Photo: John Romero Nance

 

Natali Herrera-Pacheco is a Venezuelan artist and scholar that works on the intersection of music with other expressive forms. Natali holds a Doctorate in Latin American literature from the Universidad Complutense in Madrid, Spain; and a Masters in Ethnohistory and a Bachelors in Art History from the Universidad de Los Andes in Venezuela.

As a scholar, her work has encompassed the study of Venezuelan musical rituals and the relationship of music and literature in the work of Dominican writer Marcio Veloz Maggiolo. She has published articles in scholarly journals in Venezuela and presented papers at conferences in France (École des Hautes Etudes en Sciences Sociales), Mexico (53 International Congress of Americanists), Venezuela (Third National Congress of Anthropology), and Spain (University of Granada).

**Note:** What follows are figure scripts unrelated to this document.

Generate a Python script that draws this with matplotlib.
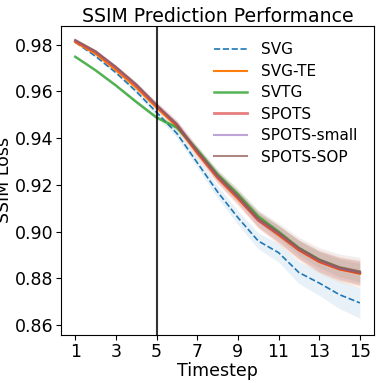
import numpy as np
import matplotlib.pyplot as plt

timesteps = np.arange(1, 16)

svg = [0.9810, 0.9750, 0.9680, 0.9600, 0.9510, 0.9420, 0.9295, 0.9170, 0.9060, 0.8960,
       0.8910, 0.8825, 0.8780, 0.8730, 0.8695]
svg_te = [0.9810, 0.9760, 0.9690, 0.9615, 0.9530, 0.9450, 0.9335, 0.9230, 0.9140, 0.9050,
          0.8985, 0.8920, 0.8870, 0.8838, 0.8820]
svtg = [0.9748, 0.9690, 0.9625, 0.9555, 0.9488, 0.9445, 0.9350, 0.9245, 0.9160, 0.9065,
        0.9000, 0.8930, 0.8880, 0.8845, 0.8825]
spots = [0.9815, 0.9768, 0.9700, 0.9625, 0.9538, 0.9455, 0.9340, 0.9232, 0.9145, 0.9048,
         0.8988, 0.8922, 0.8872, 0.8840, 0.8822]
spots_small = [0.9818, 0.9770, 0.9703, 0.9628, 0.9540, 0.9458, 0.9343, 0.9236, 0.9148, 0.9052,
               0.8992, 0.8926, 0.8876, 0.8843, 0.8826]
spots_sop = [0.9820, 0.9772, 0.9705, 0.9630, 0.9542, 0.9460, 0.9346, 0.9240, 0.9152, 0.9056,
             0.8996, 0.8930, 0.8880, 0.8848, 0.8830]

# rough spread (half-width of the shaded band)
svg_sd = [0.0003, 0.0005, 0.0008, 0.0011, 0.0014, 0.0018, 0.0022, 0.0026, 0.0030, 0.0034,
          0.0040, 0.0047, 0.0053, 0.0060, 0.0065]
svg_te_sd = [0.0003, 0.0005, 0.0008, 0.0011, 0.0014, 0.0018, 0.0022, 0.0026, 0.0030, 0.0035,
             0.0040, 0.0045, 0.0050, 0.0055, 0.0058]
svtg_sd = [0.0003, 0.0004, 0.0006, 0.0008, 0.0010, 0.0013, 0.0016, 0.0019, 0.0022, 0.0025,
           0.0028, 0.0031, 0.0034, 0.0037, 0.0040]
spots_sd = [0.0003, 0.0005, 0.0008, 0.0011, 0.0014, 0.0017, 0.0021, 0.0025, 0.0029, 0.0033,
            0.0037, 0.0041, 0.0045, 0.0049, 0.0052]
spots_small_sd = [0.0003, 0.0005, 0.0007, 0.0010, 0.0013, 0.0016, 0.0019, 0.0023, 0.0027, 0.0031,
                  0.0035, 0.0039, 0.0043, 0.0046, 0.0049]
spots_sop_sd = [0.0003, 0.0005, 0.0008, 0.0011, 0.0014, 0.0018, 0.0022, 0.0026, 0.0031, 0.0036,
                0.0041, 0.0046, 0.0051, 0.0056, 0.0060]

series = [
    ("SVG", svg, svg_sd, "tab:blue", "--", 1.0, 1.2),
    ("SVG-TE", svg_te, svg_te_sd, "tab:orange", "-", 1.0, 1.5),
    ("SVTG", svtg, svtg_sd, "tab:green", "-", 0.8, 1.8),
    ("SPOTS", spots, spots_sd, "tab:red", "-", 0.6, 2.0),
    ("SPOTS-small", spots_small, spots_small_sd, "tab:purple", "-", 0.6, 1.5),
    ("SPOTS-SOP", spots_sop, spots_sop_sd, "tab:brown", "-", 0.7, 1.5),
]

plt.rcParams['font.size'] = 12.5
fig, ax = plt.subplots(figsize=(3.79, 3.83), dpi=100)

for name, m, sd, c, ls, a, w in series:
    m = np.array(m)
    sd = np.array(sd)
    ax.plot(timesteps, m, ls, color=c, alpha=a, lw=w, label=name)
    ax.fill_between(timesteps, m - sd, m + sd, color=c, alpha=0.1, lw=0)

ax.axvline(5, color='black', alpha=0.8, lw=1.5)
ax.set_xticks(np.arange(1, 16, 2))
ax.set_yticks([0.86, 0.88, 0.90, 0.92, 0.94, 0.96, 0.98])
ax.set_ylim(0.8557, 0.9881)
ax.tick_params(pad=2)
ax.set_xlabel("Timestep", labelpad=1)
ax.set_ylabel("SSIM Loss", labelpad=1.5)
ax.set_title("SSIM Prediction Performance", fontsize=13.6, pad=1)
ax.legend(frameon=False, loc='upper right', fontsize=11, handlelength=2.2,
          handletextpad=0.9, labelspacing=0.42, borderaxespad=0.7)

fig.subplots_adjust(left=0.161, right=0.987, top=0.933, bottom=0.125)
fig.savefig("out.png")
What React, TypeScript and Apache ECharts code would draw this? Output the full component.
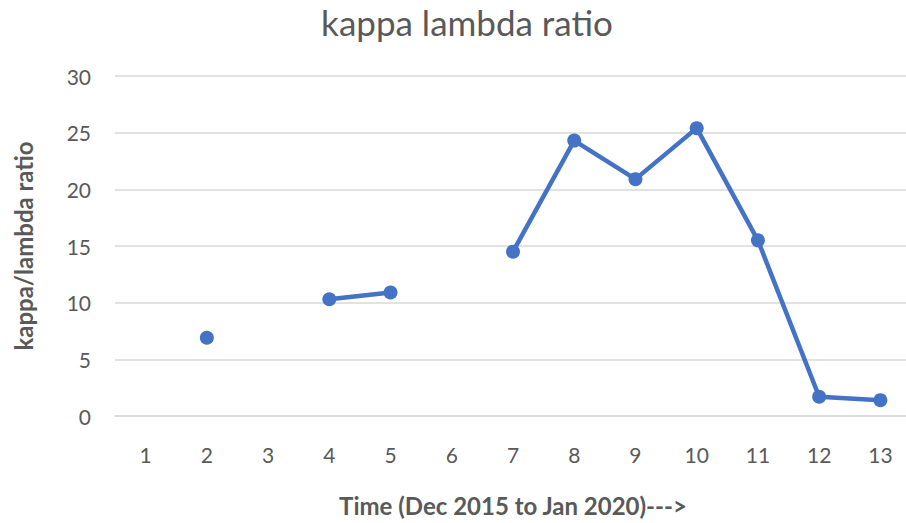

As an artist, her activity centers in images, both still (photography) and mobile (video). Natali was an artist-in-residence of Khemia Ensemble, a music collective devoted to the presentation of contemporary concert music in innovative ways. Her character Fragile inspired the ensemble’s 2017-2018 concert season, where she collaborated in intersections of Natali’s video-art and Carolina Heredia’s music in the works Negative Image and Interludio. Her video-art has been presented at venues and festivals including National Sawdust, Strange Beautiful Music Festival, University of Missouri, MoxSonic Experimental Sonic Arts Festival, among others. In photography, her main interests has been photography of musicians and street photography. She has worked as a freelance photographer for the University of Michigan’s School of Music, Theater and Dance; faculty members of the schools of music of the University of Michigan, University of Missouri, Baylor University, Lawrence University; the chamber music ensembles Khemia Ensemble and the Ivalas Quartet; and members of the Detroit Symphony Orchestra.

Her most recent project is the production of the educative video series The Voices of Latin-American Cello, hosted by The Sphinx Catalog of Latin-American Cello Works. Natali is fluent in Spanish, English and French, and lives a happy life with her two cats and her husband in Appleton, Wisconsin.